Persist the network token id. Operations like retrieving a cryptogram, suspending, resuming, deleting, or proxying with a network token key off the id, not the card number, so store it and relate it to the right customer.
In the sandbox, card art is also simulated. The Get a Network Token Account endpoint returns placeholder images so you can build and verify your rendering before going live, and the production response is populated with the network's own assets.
Account Updater
The Account Updater sandbox returns stubbed result codes without forwarding requests to the card networks. Use the documented test cards to simulate each result code.

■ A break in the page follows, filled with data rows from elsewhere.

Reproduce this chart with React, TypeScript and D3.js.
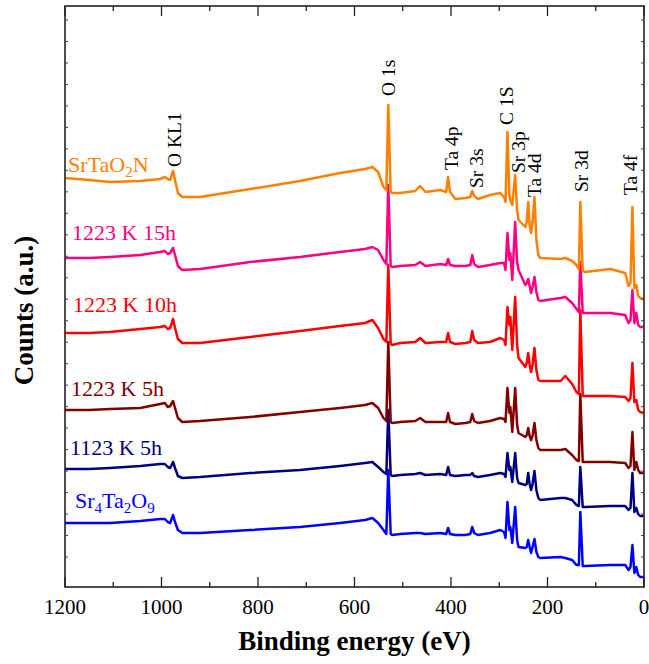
import React from "react";
import * as d3 from "d3";

// Binding energy grid (eV) shared by all spectra
const BINDING_ENERGY = [
  1200, 1150, 1107, 1044, 1003, 993, 987, 982, 976, 972, 966, 957, 920, 816, 713, 630,
  578, 563, 551, 540, 534, 530, 525, 522, 505, 474, 464, 453, 422, 410, 406, 402, 391,
  370, 360, 356, 352, 344, 319, 298, 290, 287, 283, 279, 277, 273, 267, 263, 260, 246,
  243, 240, 237, 234, 231, 227, 223, 219, 215, 173, 163, 149, 140, 135, 132, 127, 122,
  70, 39, 32, 28, 24, 20, 16, 12, 8, 1,
];

// Counts (a.u., stacked offsets included)
const SrTaO2N = [
  409, 407, 405, 406, 408, 410, 408, 407, 416, 407, 394, 390, 390, 398, 406, 414, 418,
  420, 415, 400, 397, 482, 395, 394, 394, 396, 401, 395, 397, 395, 410, 395, 388, 389,
  390, 396, 391, 388, 392, 394, 390, 385, 455, 392, 387, 382, 412, 377, 367, 360, 365,
  385, 362, 354, 365, 390, 347, 332, 329, 328, 329, 326, 322, 318, 385, 316, 315, 318,
  314, 301, 304, 380, 299, 302, 291, 289, 288,
];
const K1223_15h = [
  329, 329, 330, 332, 335, 336, 333, 334, 339, 332, 321, 317, 318, 325, 330, 335, 338,
  340, 337, 327, 323, 402, 321, 320, 321, 322, 325, 321, 323, 322, 328, 322, 321, 321,
  322, 332, 323, 320, 322, 324, 324, 317, 354, 327, 334, 307, 365, 325, 317, 302, 304,
  308, 301, 294, 300, 310, 295, 287, 286, 289, 290, 284, 278, 275, 325, 274, 274, 274,
  272, 264, 267, 297, 264, 274, 262, 260, 260,
];
const K1223_10h = [
  254, 254, 255, 258, 260, 261, 258, 259, 268, 259, 248, 244, 244, 250, 256, 261, 264,
  267, 259, 248, 245, 322, 243, 242, 244, 245, 249, 244, 245, 245, 254, 245, 243, 244,
  245, 256, 247, 244, 245, 249, 247, 242, 280, 262, 270, 237, 290, 242, 229, 220, 224,
  234, 222, 215, 222, 239, 217, 207, 206, 206, 211, 203, 195, 193, 277, 191, 191, 191,
  190, 186, 189, 224, 185, 187, 177, 175, 174,
];
const K1223_5h = [
  177, 177, 178, 179, 183, 184, 180, 181, 186, 179, 169, 165, 166, 170, 175, 179, 182,
  184, 179, 169, 166, 245, 165, 164, 165, 166, 169, 165, 165, 165, 174, 165, 163, 164,
  165, 173, 166, 164, 166, 169, 168, 165, 199, 174, 180, 155, 199, 162, 154, 150, 152,
  159, 151, 147, 151, 164, 147, 139, 137, 137, 138, 132, 127, 126, 193, 125, 125, 125,
  124, 119, 121, 155, 117, 125, 117, 114, 114,
];
const K1123_5h = [
  118, 118, 119, 121, 123, 123, 120, 119, 125, 119, 111, 109, 110, 114, 117, 121, 124,
  125, 120, 115, 113, 177, 112, 111, 112, 113, 114, 112, 113, 112, 120, 112, 111, 112,
  112, 114, 111, 110, 112, 114, 113, 110, 134, 117, 120, 105, 134, 109, 104, 102, 103,
  114, 103, 97, 103, 116, 97, 89, 87, 89, 89, 87, 82, 81, 120, 80, 80, 81, 81, 77, 79,
  114, 75, 79, 73, 71, 71,
];
const Sr4Ta2O9 = [
  64, 64, 64, 66, 68, 68, 65, 64, 72, 65, 57, 54, 54, 57, 60, 64, 67, 69, 64, 57, 53,
  117, 53, 52, 53, 54, 54, 53, 54, 53, 59, 53, 52, 52, 53, 60, 54, 52, 54, 57, 55, 49,
  85, 57, 60, 44, 80, 47, 40, 39, 40, 47, 40, 34, 40, 48, 35, 30, 29, 30, 29, 27, 22,
  22, 75, 21, 21, 22, 22, 17, 20, 42, 14, 20, 12, 10, 10,
];

// drawn bottom to top so that upper spectra lie on top
const SERIES = [
  { key: "Sr4Ta2O9", values: Sr4Ta2O9, color: "#0000FF" },
  { key: "1123 K 5h", values: K1123_5h, color: "#000080" },
  { key: "1223 K 5h", values: K1223_5h, color: "#800000" },
  { key: "1223 K 10h", values: K1223_10h, color: "#FF0000" },
  { key: "1223 K 15h", values: K1223_15h, color: "#FF0080" },
  { key: "SrTaO2N", values: SrTaO2N, color: "#FF8000" },
];

const X_TICK_LABELS = [1200, 1000, 800, 600, 400, 200, 0];

// peak assignments: [label, binding energy of label centre, counts level of label start]
const PEAK_LABELS: [string, number, number][] = [
  ["O KL1", 973, 420],
  ["O 1s", 529, 491],
  ["Ta 4p", 400, 417],
  ["Sr 3s", 347, 399],
  ["C 1S", 286, 462],
  ["Sr 3p", 261, 414],
  ["Ta 4d", 226, 390],
  ["Sr 3d", 129, 395],
  ["Ta 4f", 27, 392],
];

const FONT = "'Liberation Serif', 'Times New Roman', serif";

export default function App() {
  const W = 649;
  const H = 664;
  const left = 65;
  const right = 644;
  const top = 6;
  const bottom = 587;

  const x = d3.scaleLinear().domain([1200, 0]).range([left, right]);
  const y = d3.scaleLinear().domain([0, 581]).range([bottom, top]);

  const line = d3
    .line<number>()
    .x((_, i) => x(BINDING_ENERGY[i]))
    .y((d) => y(d));

  const xTicks = d3.range(0, 1201, 100);
  const yTicks = d3.range(30, 570, 21.48);

  return (
    <svg
      width={W}
      height={H}
      style={{ position: "absolute", left: 0, top: 0, display: "block", background: "#fff" }}
      fontFamily={FONT}
    >
      <rect x={0} y={0} width={W} height={H} fill="#fff" />

      {SERIES.map((s) => (
        <path
          key={s.key}
          d={line(s.values) || ""}
          fill="none"
          stroke={s.color}
          strokeWidth={2.5}
          strokeLinejoin="round"
        />
      ))}

      {/* frame */}
      <rect
        x={left}
        y={top}
        width={right - left}
        height={bottom - top}
        fill="none"
        stroke="#222"
        strokeWidth={1.6}
      />

      {/* x ticks bottom and top */}
      {xTicks.map((t) => {
        const len = t % 200 === 0 ? 10 : 5;
        return (
          <g key={"xt" + t}>
            <line x1={x(t)} x2={x(t)} y1={bottom} y2={bottom - len} stroke="#222" strokeWidth={1.3} />
            <line x1={x(t)} x2={x(t)} y1={top} y2={top + len} stroke="#222" strokeWidth={1.3} />
          </g>
        );
      })}

      {/* y ticks left and right (unlabelled) */}
      {yTicks.map((t, i) => (
        <g key={"yt" + i}>
          <line x1={left} x2={left + 3} y1={y(t)} y2={y(t)} stroke="#444" strokeWidth={1} />
          <line x1={right} x2={right - 3} y1={y(t)} y2={y(t)} stroke="#444" strokeWidth={1} />
        </g>
      ))}

      {/* x tick labels */}
      {X_TICK_LABELS.map((t) => (
        <text key={"xl" + t} x={x(t)} y={614} textAnchor="middle" fontSize={21} fill="#000">
          {t}
        </text>
      ))}

      {/* axis titles */}
      <text x={(left + right) / 2} y={650} textAnchor="middle" fontSize={27} fontWeight="bold" fill="#000">
        Binding energy (eV)
      </text>
      <text
        transform={`translate(33, ${(top + bottom) / 2 + 14}) rotate(-90)`}
        textAnchor="middle"
        fontSize={27}
        fontWeight="bold"
        fill="#000"
      >
        Counts (a.u.)
      </text>

      {/* peak labels */}
      {PEAK_LABELS.map(([label, be, level]) => (
        <text
          key={label}
          transform={`translate(${x(be) + 6.5}, ${y(level)}) rotate(-90)`}
          fontSize={19.5}
          fill="#000"
        >
          {label}
        </text>
      ))}

      {/* series labels */}
      <text x={68} y={172} fontSize={22} fill="#FF8000">
        SrTaO<tspan dy={5} fontSize={15}>2</tspan>
        <tspan dy={-5}>N</tspan>
      </text>
      <text x={72} y={240} fontSize={22} fill="#FF0080">
        1223 K 15h
      </text>
      <text x={73} y={312} fontSize={22} fill="#FF0000">
        1223 K 10h
      </text>
      <text x={71} y={396} fontSize={22} fill="#800000">
        1223 K 5h
      </text>
      <text x={70} y={455} fontSize={22} fill="#000080">
        1123 K 5h
      </text>
      <text x={75} y={508} fontSize={22} fill="#0000FF">
        Sr<tspan dy={5} fontSize={15}>4</tspan>
        <tspan dy={-5}>Ta</tspan>
        <tspan dy={5} fontSize={15}>2</tspan>
        <tspan dy={-5}>O</tspan>
        <tspan dy={5} fontSize={15}>9</tspan>
      </text>
    </svg>
  );
}
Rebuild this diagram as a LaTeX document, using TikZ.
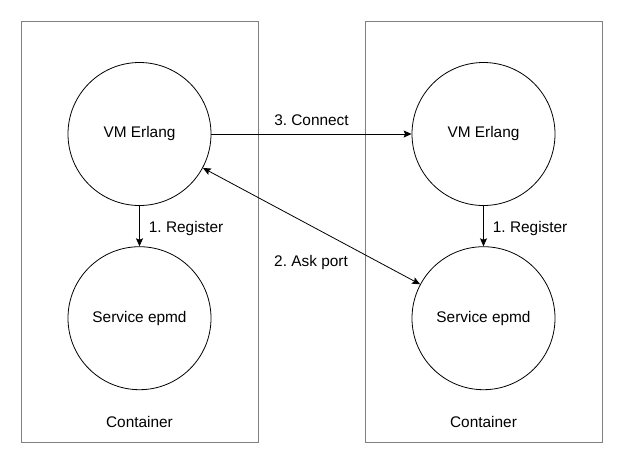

Verify deliberately that an update never mutates the original token. When a card is updated, Account Updater mints a new token and the result maps the original token to a new_token. Store that mapping in your test, because the same thing happens in production.
3DS
Authenticate in a test tenant using the 3DS test cards. The issuer's authentication decision is simulated in the sandbox, so a frictionless or challenge outcome in testing reflects the test card you chose, not a real issuer decision.
When you forward Basis Theory's 3DS results to your PSP, keep in mind that PSP sandboxes typically accept any syntactically valid authentication data (correct lengths and format) without checking it against a real authentication. So the forward generally succeeds on format alone, which validates your wiring but not a real liability shift. A real authentication outcome can only be confirmed in production.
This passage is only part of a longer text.